「いだてん」の一年

2019年はNHK大河ドラマ「いだてん」に明け暮れた一年だった。

 

古今亭志ん生がドラマのキーパーソンになると聞き、「落語別館」のトップページを昨年暮れから志ん生の似顔絵に替えてドラマの始まりに備えた。

明治末期と昭和30年代、さらにスポーツ界と落語界を行ったり来たりする、重層的でトリッキーな脚本の構成。第1話を見て、クドカンの本気を感じつつ「ちょっと従来の大河ファンには難しいんじゃないかな…」と正直感じていたら、徐々にストーリーの比重が本来メインである金栗四三と田畑政治の世界に寄りだした。
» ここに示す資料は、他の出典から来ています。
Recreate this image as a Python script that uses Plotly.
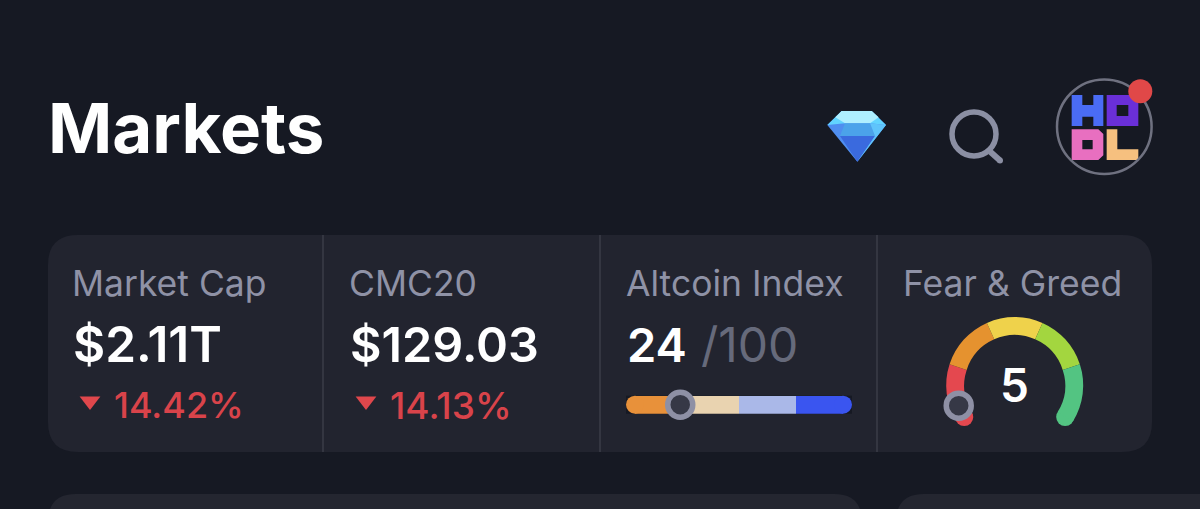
import math
import plotly.graph_objects as go

W = 1200
H = 509

# values
card_titles = ["Market Cap", "CMC20", "Altcoin Index", "Fear & Greed"]
card_values = ["$2.11T", "$129.03", "24"]
card_changes = ["14.42%", "14.13%"]
altcoin_index = 24
altcoin_bands = [25, 25, 25, 25]
altcoin_colors = ["#e8913a", "#e9d3b0", "#aab8e8", "#3a55f0"]
greed_value = 5
gauge_bands = [20.5, 19.7, 19.6, 19.7, 20.5]
gauge_colors = ["#e4484f", "#e5922f", "#efd24b", "#a3d63f", "#53c482"]
gauge_sweep = 244

BG = "#161923"
CARD = "#22242f"
GREY = "#8f92a6"
RED = "#d9434a"
THUMB = "#8e90a5"
THUMB_IN = "#363846"
FONT = "Inter, Roboto, sans-serif"


def box(x0, y0, x1, y1, r):
    return (f"M{x0+r},{y0} L{x1-r},{y0} Q{x1},{y0} {x1},{y0+r} L{x1},{y1-r} Q{x1},{y1} {x1-r},{y1} "
            f"L{x0+r},{y1} Q{x0},{y1} {x0},{y1-r} L{x0},{y0+r} Q{x0},{y0} {x0+r},{y0} Z")


def poly(points, scale=3, ox=800, oy=60):
    pts = [f"{ox+a/scale},{oy+b/scale}" for a, b in points]
    return "M" + " L".join(pts) + " Z"


shapes = []


def fill(path, color):
    shapes.append(dict(type="path", path=path, fillcolor=color, line_width=0, layer="below"))


def dot(x, y, r, color, layer="below", line=None):
    shapes.append(dict(type="circle", x0=x - r, x1=x + r, y0=y - r, y1=y + r, fillcolor=color, layer=layer,
                       line=line or dict(width=0)))


# cards
fill(box(48, 235, 1152, 452, 30), CARD)
fill(box(48, 494, 862, 560, 28), "#242630")
fill(box(896, 494, 1250, 560, 28), "#242630")
for x in [323, 600, 877]:
    shapes.append(dict(type="line", x0=x, x1=x, y0=235, y1=452, line=dict(color="#343641", width=2), layer="below"))

# diamond
fill(poly([(125, 153), (215, 153), (258, 195), (172, 305), (82, 195)]), "#4f8ef0")
fill(poly([(125, 153), (215, 153), (258, 195), (210, 190), (135, 190), (82, 195)]), "#62d4ff")
fill(poly([(125, 153), (215, 153), (236, 172), (210, 190), (135, 190), (106, 172)]), "#aeefff")
fill(poly([(135, 190), (210, 190), (225, 228), (120, 228)]), "#4ba3ea")
fill(poly([(120, 228), (225, 228), (172, 305)]), "#3a6ade")
fill(poly([(258, 195), (210, 190), (225, 228), (172, 305)]), "#5fc4fb")

# search icon
shapes.append(dict(type="circle", x0=952, x1=996, y0=112, y1=156, line=dict(color="#8b8fa3", width=5.5), layer="below"))
shapes.append(dict(type="line", x0=990, x1=1000, y0=151.5, y1=160.5, line=dict(color="#8b8fa3", width=6), layer="below"))
dot(1000, 160.5, 3, "#8b8fa3")

# HODL logo
fill(poly([(815, 105), (847, 105), (847, 135), (880, 135), (880, 105), (910, 105), (910, 198), (880, 198),
           (880, 170), (847, 170), (847, 198), (815, 198)]), "#4a6cf5")
fill(poly([(920, 105), (1015, 105), (1015, 198), (920, 198), (920, 105), (950, 135), (950, 168), (985, 168),
           (985, 135), (950, 135)]), "#6a2fd8")
fill(poly([(815, 208), (895, 208), (910, 222), (910, 286), (895, 300), (815, 300), (815, 208), (847, 240),
           (847, 268), (878, 268), (878, 240), (847, 240)]), "#e86fc0")
fill(poly([(920, 208), (952, 208), (952, 268), (1015, 268), (1015, 300), (920, 300)]), "#f6c07f")
shapes.append(dict(type="circle", x0=1057, x1=1151.6, y0=79.4, y1=174, line=dict(color="#6f7180", width=2.5), layer="below"))
dot(1140.3, 91.3, 12, "#e04848")

fig = go.Figure()

# altcoin slider, the outer two bands stop short and a round cap closes each end
cap = 9 / 226 * 100
start = 0
for i, (band, color) in enumerate(zip(altcoin_bands, altcoin_colors)):
    base, width = start, band
    if i == 0:
        base, width = start + cap, band - cap
    if i == len(altcoin_bands) - 1:
        width = band - cap
    fig.add_trace(go.Bar(x=[width], y=[0], base=[base], orientation="h", width=1, xaxis="x2", yaxis="y2",
                         marker=dict(color=color, line_width=0)))
    start += band
fig.add_trace(go.Scatter(x=[cap, 100 - cap], y=[0, 0], mode="markers", xaxis="x2", yaxis="y2", cliponaxis=False,
                         marker=dict(size=18, color=[altcoin_colors[0], altcoin_colors[-1]], line_width=0)))
fig.add_trace(go.Scatter(x=[altcoin_index], y=[0], mode="markers", xaxis="x2", yaxis="y2", cliponaxis=False,
                         marker=dict(size=25, color=THUMB_IN, line=dict(color=THUMB, width=5.5))))

# fear & greed gauge
cx, cy, r_out, r_in = 1014.7, 385.5, 68.5, 50.5
fig.add_trace(go.Pie(values=gauge_bands + [100 * (360 - gauge_sweep) / gauge_sweep], sort=False, direction="clockwise",
                     rotation=-gauge_sweep / 2,
                     hole=r_in / r_out, textinfo="none", showlegend=False,
                     marker=dict(colors=gauge_colors + ["rgba(0,0,0,0)"], line_width=0),
                     domain=dict(x=[(cx - r_out) / W, (cx + r_out) / W], y=[1 - (cy + r_out) / H, 1 - (cy - r_out) / H])))


def on_gauge(pct):
    a = math.radians(90 + gauge_sweep / 2 - gauge_sweep * pct / 100)
    return cx + (r_out + r_in) / 2 * math.cos(a), cy - (r_out + r_in) / 2 * math.sin(a)


for pct, color in [(0, gauge_colors[0]), (100, gauge_colors[-1])]:
    x, y = on_gauge(pct)
    fig.add_trace(go.Scatter(x=[x], y=[y], mode="markers", marker=dict(size=18, color=color, line_width=0)))
# the pie sits over the cartesian layer, so the thumb has to be an upper shape
x, y = on_gauge(greed_value)
dot(x, y, 12.5, THUMB_IN, "above", dict(color=THUMB, width=5.5))

# change arrows
fig.add_trace(go.Scatter(x=[90, 366], y=[401, 401], mode="markers", marker=dict(symbol="triangle-down", size=18, color="#e0474c", line_width=0)))


def label(x, y, text, size, color, weight=400, anchor="left"):
    fig.add_annotation(x=x, y=y, text=text, showarrow=False, xanchor=anchor, yanchor="middle", xref="x", yref="y",
                       font=dict(family=FONT, size=size, color=color, weight=weight))


label(46, 128, "Markets", 69, "#ffffff", 700)
for x, title in zip([70, 347, 624, 901], card_titles):
    label(x, 283, title, 35.5, GREY)
label(71, 344, card_values[0], 49.5, "#ffffff", 600)
label(348, 344, card_values[1], 48.5, "#ffffff", 600)
label(625, 344, card_values[2], 47, "#ffffff", 600)
label(699, 344, "/100", 48, "#666a7b")
label(111.5, 405, card_changes[0], 36, RED, 500)
label(388, 405, card_changes[1], 37, RED, 500)
label(1014.5, 385, str(greed_value), 46, "#ffffff", 600, "center")

fig.update_layout(
    width=W, height=H, margin=dict(l=0, r=0, t=0, b=0), paper_bgcolor=BG, plot_bgcolor=BG,
    showlegend=False, barmode="overlay", bargap=0, shapes=shapes, hovermode=False,
    xaxis=dict(range=[0, W], visible=False, domain=[0, 1]),
    yaxis=dict(range=[H, 0], visible=False, domain=[0, 1]),
    xaxis2=dict(range=[0, 100], visible=False, domain=[626 / W, 852 / W], anchor="y2"),
    yaxis2=dict(range=[-0.5, 0.5], visible=False, domain=[1 - 413.7 / H, 1 - 395.7 / H], anchor="x2"),
)

fig.write_html("out.html", config=dict(displayModeBar=False), post_script="document.body.style.margin='0';")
加えて、戦争が本格化する第3部前半にはそうした陰鬱な時代背景も追っかけだしたため、いよいよ落語界の出シロが減ってしまって、開始初期のトリッキーさをワクワクする感覚は消えた。

もっともそのおかげで、トータルテーマの「スポーツは楽しむもの」という部分は、金栗・田畑・嘉納治五郎らを通じて分かりやすくダイレクトに視聴者に伝わり、視聴率とは裏腹にドラマ自体の評判はうなぎのぼり。NHKとしては異例なほど、結構な量のアイロニーも含み、一年を通じてとても見応えがあった。

 

大河を第1話から最終話まで全話見たのは1988年の「武田信玄」以来31年ぶりで、前回を見終えて「もう二度と大河を見ることはないだろうなぁ…」と思っていたけど、「落語だから」「クドカンだから」で見だした2作目の大河ドラマは、期せずして大当たりの傑作であった。

 

 毎回のように入れ替わるキャラクターと、かつて横田順彌氏の本やスポーツ史の本で読んだ明治末期~昭和前期の興味深い史実が、ドラマを盛り上げたのは言うまでもない。ただ、やっぱり私が「いだてん」で最も注目をしていたのは、ビートたけしと森山未來が演じ続けた古今亭志ん生の描かれ方だった。

しかし残念なことに、田畑編に突入後はかなり薄味になってしまった。夏帆演ずるおりんさんや、柄本時生演ずる万朝なんてあたりは、当初の予定ではもっと活躍したのではなかったかと思う。落語を悪者にしたくないのでここではあくまで推測として書くが、もし視聴率が安定していたら、初期の重層的でトリッキーな脚本の構成はずっと続いたのだろう。さすればりんさんも、万朝も、清の馬生も、次女の喜美子も、なめくじ長屋も、円喬以外の各師匠たちも、もっとがっつり取り上げられたのではなかろうか。それだけが心残りだった。

 

だって、森山さん、あんなに好演だったじゃんねー。

まあ、第3部ラストの「懐かしの満州」の回で最高のシメをしてくださったので、それで気持ちの踏ん切りはつけられたのだけどね。

ドラマ自体も、キャストの不祥事によって二度も再編集をする事態(1人は途中交代)があったり、キャストが妊娠して回を追うごとにお腹が大きくなっちゃったり(最終的には脚本に効果的に活かしたけど)、内側もかなり波乱万丈だったけど、肝心のストーリーは内容を見る限り初志貫徹だったはず。ならば無問題。昭和の頃なら間違ってもNHKで(いや、民放でも)聞けなかった単語もいっぱい聞けたのはその表れのはず。

金栗編の最終回「種まく人」と田畑編の最終回「時間よ止まれ」は、それぞれ判っていてもボロ泣きしてしまったもんなぁ。あと再編集で放送された12月30日の総集編も、焦点が一層明確になって理解しやすく、これはこれでよかった。

いずれディレクターズカットならぬ「もし視聴率が20%キープしてたら本当はこんなかんじにするつもりでしたカット」版も、何年後かに見てみたいな。

 

一生記憶の中で反芻できる、つくづく思い出深い、いろいろ深いドラマであった。

キャストの皆さん、スタッフの皆さん、お疲れさまでした。